> [Data lines]:
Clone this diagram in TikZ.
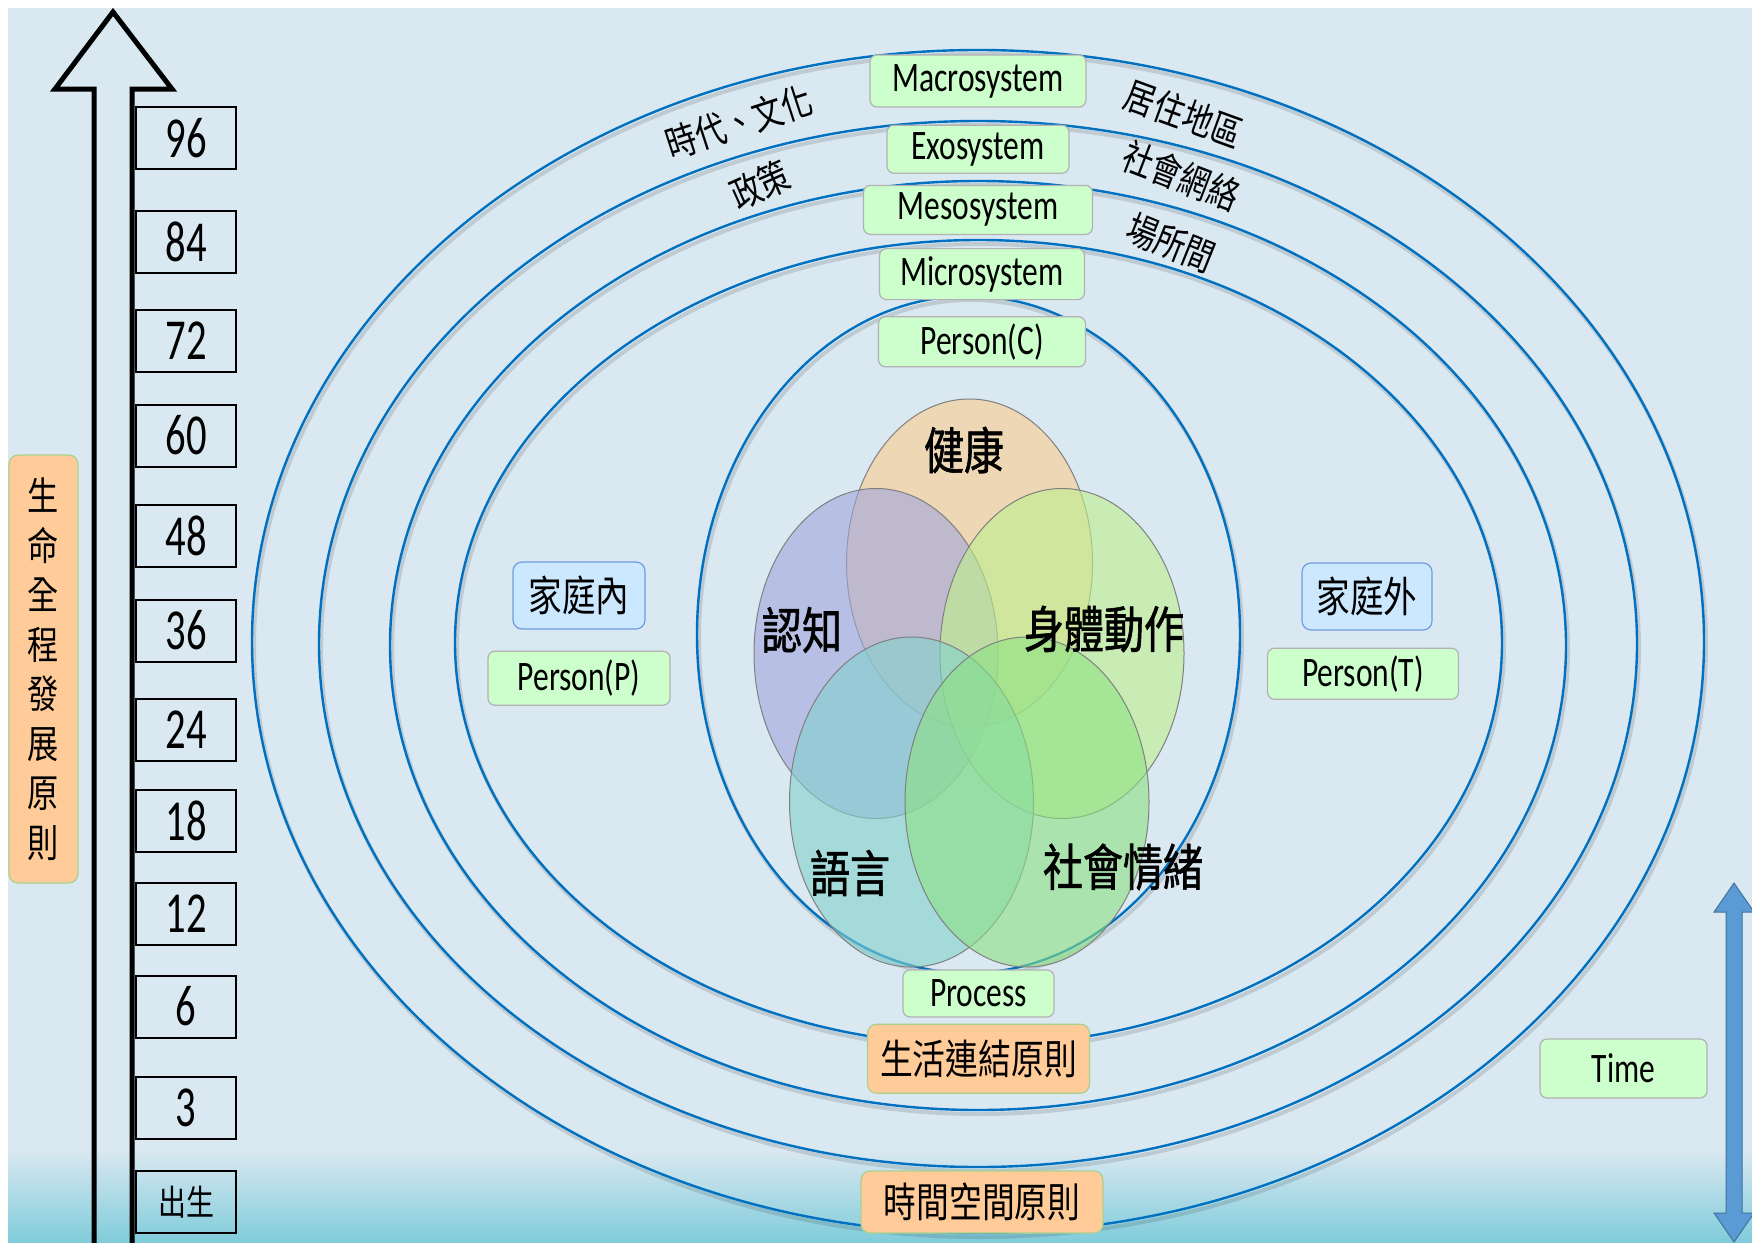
\documentclass[tikz,border=0pt]{standalone}
\usepackage{fontspec}
\setmainfont{Carlito}[FakeStretch=0.75]
\newfontfamily\cjk{Noto Sans CJK TC}[FakeStretch=0.8]
\newfontfamily\cjkheavy{Noto Sans CJK TC}[FakeStretch=0.8, FakeBold=1.2]
\newfontfamily\numfont{Carlito}[FakeStretch=0.7]
\usepackage{tikz}
\usetikzlibrary{positioning}

\definecolor{bgblue}{RGB}{218,232,241}
\definecolor{bgteal}{RGB}{128,204,218}
\definecolor{ringblue}{RGB}{0,112,192}
\definecolor{boxgreen}{RGB}{204,255,204}
\definecolor{boxorange}{RGB}{255,204,153}
\definecolor{boxblue}{RGB}{204,232,255}
\definecolor{edgeblue}{RGB}{111,155,224}
\definecolor{edgegreen}{RGB}{169,209,142}
\definecolor{arrowblue}{RGB}{91,155,213}
\definecolor{arrowedge}{RGB}{65,113,156}
\definecolor{healthc}{RGB}{250,205,140}
\definecolor{cognic}{RGB}{160,165,220}
\definecolor{motorc}{RGB}{190,240,140}
\definecolor{langc}{RGB}{130,210,205}
\definecolor{socialc}{RGB}{140,225,130}

\begin{document}
\begin{tikzpicture}[x=1pt, y=-1pt,
    sysbox/.style={draw=black!30, fill=boxgreen, rounded corners=7, inner sep=0, line width=1.2, font=\fontsize{42}{45}\selectfont},
    rulebox/.style={draw=edgegreen, fill=boxorange, rounded corners=9, inner sep=0, line width=1.2, font=\cjk\fontsize{41}{45}\selectfont},
    homebox/.style={draw=edgeblue, fill=boxblue, rounded corners=9, inner sep=0, line width=1.2, font=\cjk\fontsize{42}{45}\selectfont},
    agebox/.style={draw=black, line width=2, minimum width=100, minimum height=62, inner sep=0, font=\numfont\fontsize{58}{60}\selectfont},
    ring/.style={draw=ringblue, line width=2.4},
    ringshade/.style={draw=black, opacity=0.12, line width=4},
    ringtext/.style={inner sep=0, font=\cjk\fontsize{38}{42}\selectfont},
    venn/.style={draw=black!50, line width=1, fill opacity=0.6},
    venntext/.style={inner sep=0, font=\cjkheavy\fontsize{50}{54}\selectfont}]
    \useasboundingbox (0,0) rectangle (1752,1242);
    \fill[white] (0,0) rectangle (1752,1242);
    \fill[bgblue] (8,8) rectangle (1752,1242);
    \shade[top color=bgblue, bottom color=bgteal] (8,1150) rectangle (1752,1242);

    \foreach \cx/\cy/\rx/\ry in {978/641.5/726/591.5, 978/644/659/523, 978/645.5/588/464.5, 978.5/642.5/523.5/402.5, 968.5/634.5/271.5/338.5} {
        \draw[ringshade] (\cx+2,\cy+4) ellipse [x radius=\rx, y radius=\ry];
        \draw[ring] (\cx,\cy) ellipse [x radius=\rx, y radius=\ry];
    }

    \draw[venn, fill=healthc] (969.5,563) ellipse [x radius=123, y radius=164];
    \draw[venn, fill=cognic]  (876,653.5) ellipse [x radius=122, y radius=165];
    \draw[venn, fill=motorc]  (1062,653.5) ellipse [x radius=122, y radius=165];
    \draw[venn, fill=langc]   (911.5,802) ellipse [x radius=122, y radius=165];
    \draw[venn, fill=socialc] (1027,802) ellipse [x radius=122, y radius=165];

    \node[venntext] (health) at (964,450) {健康};
    \node[venntext] (cogni)  at (802,630) {認知};
    \node[venntext] (motor)  at (1104,629) {身體動作};
    \node[venntext] (lang)   at (850,873) {語言};
    \node[venntext] (social) at (1123,867) {社會情緒};

    \node[ringtext, rotate=18]  (era)     at (739,122) {時代、文化};
    \node[ringtext, rotate=24]  (policy)  at (760,185) {政策};
    \node[ringtext, rotate=-20] (region)  at (1184,114) {居住地區};
    \node[ringtext, rotate=-21] (network) at (1181,176) {社會網絡};
    \node[ringtext, rotate=-22] (between) at (1171,243) {場所間};

    \node[sysbox, minimum width=216, minimum height=52] (macro) at (978,81) {Macrosystem};
    \node[sysbox, minimum width=182, minimum height=48] (exo)   [below=17pt of macro] {Exosystem};
    \node[sysbox, minimum width=229, minimum height=49] (meso)  [below=11pt of exo] {Mesosystem};
    \node[sysbox, minimum width=205, minimum height=51] (micro) [below=13pt of meso, xshift=4pt] {Microsystem};
    \node[sysbox, minimum width=207, minimum height=50] (personC) [below=16pt of micro] {Person(C)};
    \node[sysbox, minimum width=151, minimum height=47] (process) at (978.5,993.5) {Process};
    \node[rulebox, minimum width=222, minimum height=69] (linkrule) [below=6pt of process] {生活連結原則};
    \node[rulebox, minimum width=242, minimum height=62] (timerule) at (982,1202) {時間空間原則};

    \node[homebox, minimum width=132, minimum height=67] (homeIn)  at (579,595.5) {家庭內};
    \node[sysbox, minimum width=182, minimum height=54]  (personP) [below=21pt of homeIn] {Person(P)};
    \node[homebox, minimum width=130, minimum height=67] (homeOut) at (1367,596.5) {家庭外};
    \node[sysbox, minimum width=191, minimum height=51]  (personT) [below=17pt of homeOut, xshift=-4pt] {Person(T)};
    \node[sysbox, minimum width=167, minimum height=59]  (time) at (1623.5,1068.5) {Time};

    \node[rulebox, minimum width=69, minimum height=428, align=center, font=\cjk\fontsize{39}{49.5}\selectfont] (lifespan) at (43.5,669) {生\\命\\全\\程\\發\\展\\原\\則};

    \draw[line width=5, line join=miter] (94,1260) -- (94,89) -- (55,89) -- (113,12) -- (172,89) -- (132,89) -- (132,1260);
    \foreach \val/\yy [count=\i] in {96/138, 84/241.5, 72/340.5, 60/435.5, 48/535.5, 36/630.5, 24/729.5, 18/821, 12/914, 6/1006.5, 3/1107.5}
        \node[agebox] (age\i) at (186,\yy) {\val};
    \node[agebox, font=\cjk\fontsize{35}{38}\selectfont] (birth) at (186,1202) {出生};

    \filldraw[fill=arrowblue, draw=arrowedge, line width=1] (1734,883) -- (1754,912) -- (1742,912) -- (1742,1213) -- (1754,1213) -- (1734,1242) -- (1714,1213) -- (1726,1213) -- (1726,912) -- (1714,912) -- cycle;
\end{tikzpicture}
\end{document}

> [Your instructions]: Quote the full listing above word for word; exclude every picture from the copy.

> [The output]:
Clone this diagram in TikZ.
\documentclass[tikz,border=0pt]{standalone}
\usepackage{fontspec}
\setmainfont{Carlito}[FakeStretch=0.75]
\newfontfamily\cjk{Noto Sans CJK TC}[FakeStretch=0.8]
\newfontfamily\cjkheavy{Noto Sans CJK TC}[FakeStretch=0.8, FakeBold=1.2]
\newfontfamily\numfont{Carlito}[FakeStretch=0.7]
\usepackage{tikz}
\usetikzlibrary{positioning}

\definecolor{bgblue}{RGB}{218,232,241}
\definecolor{bgteal}{RGB}{128,204,218}
\definecolor{ringblue}{RGB}{0,112,192}
\definecolor{boxgreen}{RGB}{204,255,204}
\definecolor{boxorange}{RGB}{255,204,153}
\definecolor{boxblue}{RGB}{204,232,255}
\definecolor{edgeblue}{RGB}{111,155,224}
\definecolor{edgegreen}{RGB}{169,209,142}
\definecolor{arrowblue}{RGB}{91,155,213}
\definecolor{arrowedge}{RGB}{65,113,156}
\definecolor{healthc}{RGB}{250,205,140}
\definecolor{cognic}{RGB}{160,165,220}
\definecolor{motorc}{RGB}{190,240,140}
\definecolor{langc}{RGB}{130,210,205}
\definecolor{socialc}{RGB}{140,225,130}

\begin{document}
\begin{tikzpicture}[x=1pt, y=-1pt,
    sysbox/.style={draw=black!30, fill=boxgreen, rounded corners=7, inner sep=0, line width=1.2, font=\fontsize{42}{45}\selectfont},
    rulebox/.style={draw=edgegreen, fill=boxorange, rounded corners=9, inner sep=0, line width=1.2, font=\cjk\fontsize{41}{45}\selectfont},
    homebox/.style={draw=edgeblue, fill=boxblue, rounded corners=9, inner sep=0, line width=1.2, font=\cjk\fontsize{42}{45}\selectfont},
    agebox/.style={draw=black, line width=2, minimum width=100, minimum height=62, inner sep=0, font=\numfont\fontsize{58}{60}\selectfont},
    ring/.style={draw=ringblue, line width=2.4},
    ringshade/.style={draw=black, opacity=0.12, line width=4},
    ringtext/.style={inner sep=0, font=\cjk\fontsize{38}{42}\selectfont},
    venn/.style={draw=black!50, line width=1, fill opacity=0.6},
    venntext/.style={inner sep=0, font=\cjkheavy\fontsize{50}{54}\selectfont}]
    \useasboundingbox (0,0) rectangle (1752,1242);
    \fill[white] (0,0) rectangle (1752,1242);
    \fill[bgblue] (8,8) rectangle (1752,1242);
    \shade[top color=bgblue, bottom color=bgteal] (8,1150) rectangle (1752,1242);

    \foreach \cx/\cy/\rx/\ry in {978/641.5/726/591.5, 978/644/659/523, 978/645.5/588/464.5, 978.5/642.5/523.5/402.5, 968.5/634.5/271.5/338.5} {
        \draw[ringshade] (\cx+2,\cy+4) ellipse [x radius=\rx, y radius=\ry];
        \draw[ring] (\cx,\cy) ellipse [x radius=\rx, y radius=\ry];
    }

    \draw[venn, fill=healthc] (969.5,563) ellipse [x radius=123, y radius=164];
    \draw[venn, fill=cognic]  (876,653.5) ellipse [x radius=122, y radius=165];
    \draw[venn, fill=motorc]  (1062,653.5) ellipse [x radius=122, y radius=165];
    \draw[venn, fill=langc]   (911.5,802) ellipse [x radius=122, y radius=165];
    \draw[venn, fill=socialc] (1027,802) ellipse [x radius=122, y radius=165];

    \node[venntext] (health) at (964,450) {健康};
    \node[venntext] (cogni)  at (802,630) {認知};
    \node[venntext] (motor)  at (1104,629) {身體動作};
    \node[venntext] (lang)   at (850,873) {語言};
    \node[venntext] (social) at (1123,867) {社會情緒};

    \node[ringtext, rotate=18]  (era)     at (739,122) {時代、文化};
    \node[ringtext, rotate=24]  (policy)  at (760,185) {政策};
    \node[ringtext, rotate=-20] (region)  at (1184,114) {居住地區};
    \node[ringtext, rotate=-21] (network) at (1181,176) {社會網絡};
    \node[ringtext, rotate=-22] (between) at (1171,243) {場所間};

    \node[sysbox, minimum width=216, minimum height=52] (macro) at (978,81) {Macrosystem};
    \node[sysbox, minimum width=182, minimum height=48] (exo)   [below=17pt of macro] {Exosystem};
    \node[sysbox, minimum width=229, minimum height=49] (meso)  [below=11pt of exo] {Mesosystem};
    \node[sysbox, minimum width=205, minimum height=51] (micro) [below=13pt of meso, xshift=4pt] {Microsystem};
    \node[sysbox, minimum width=207, minimum height=50] (personC) [below=16pt of micro] {Person(C)};
    \node[sysbox, minimum width=151, minimum height=47] (process) at (978.5,993.5) {Process};
    \node[rulebox, minimum width=222, minimum height=69] (linkrule) [below=6pt of process] {生活連結原則};
    \node[rulebox, minimum width=242, minimum height=62] (timerule) at (982,1202) {時間空間原則};

    \node[homebox, minimum width=132, minimum height=67] (homeIn)  at (579,595.5) {家庭內};
    \node[sysbox, minimum width=182, minimum height=54]  (personP) [below=21pt of homeIn] {Person(P)};
    \node[homebox, minimum width=130, minimum height=67] (homeOut) at (1367,596.5) {家庭外};
    \node[sysbox, minimum width=191, minimum height=51]  (personT) [below=17pt of homeOut, xshift=-4pt] {Person(T)};
    \node[sysbox, minimum width=167, minimum height=59]  (time) at (1623.5,1068.5) {Time};

    \node[rulebox, minimum width=69, minimum height=428, align=center, font=\cjk\fontsize{39}{49.5}\selectfont] (lifespan) at (43.5,669) {生\\命\\全\\程\\發\\展\\原\\則};

    \draw[line width=5, line join=miter] (94,1260) -- (94,89) -- (55,89) -- (113,12) -- (172,89) -- (132,89) -- (132,1260);
    \foreach \val/\yy [count=\i] in {96/138, 84/241.5, 72/340.5, 60/435.5, 48/535.5, 36/630.5, 24/729.5, 18/821, 12/914, 6/1006.5, 3/1107.5}
        \node[agebox] (age\i) at (186,\yy) {\val};
    \node[agebox, font=\cjk\fontsize{35}{38}\selectfont] (birth) at (186,1202) {出生};

    \filldraw[fill=arrowblue, draw=arrowedge, line width=1] (1734,883) -- (1754,912) -- (1742,912) -- (1742,1213) -- (1754,1213) -- (1734,1242) -- (1714,1213) -- (1726,1213) -- (1726,912) -- (1714,912) -- cycle;
\end{tikzpicture}
\end{document}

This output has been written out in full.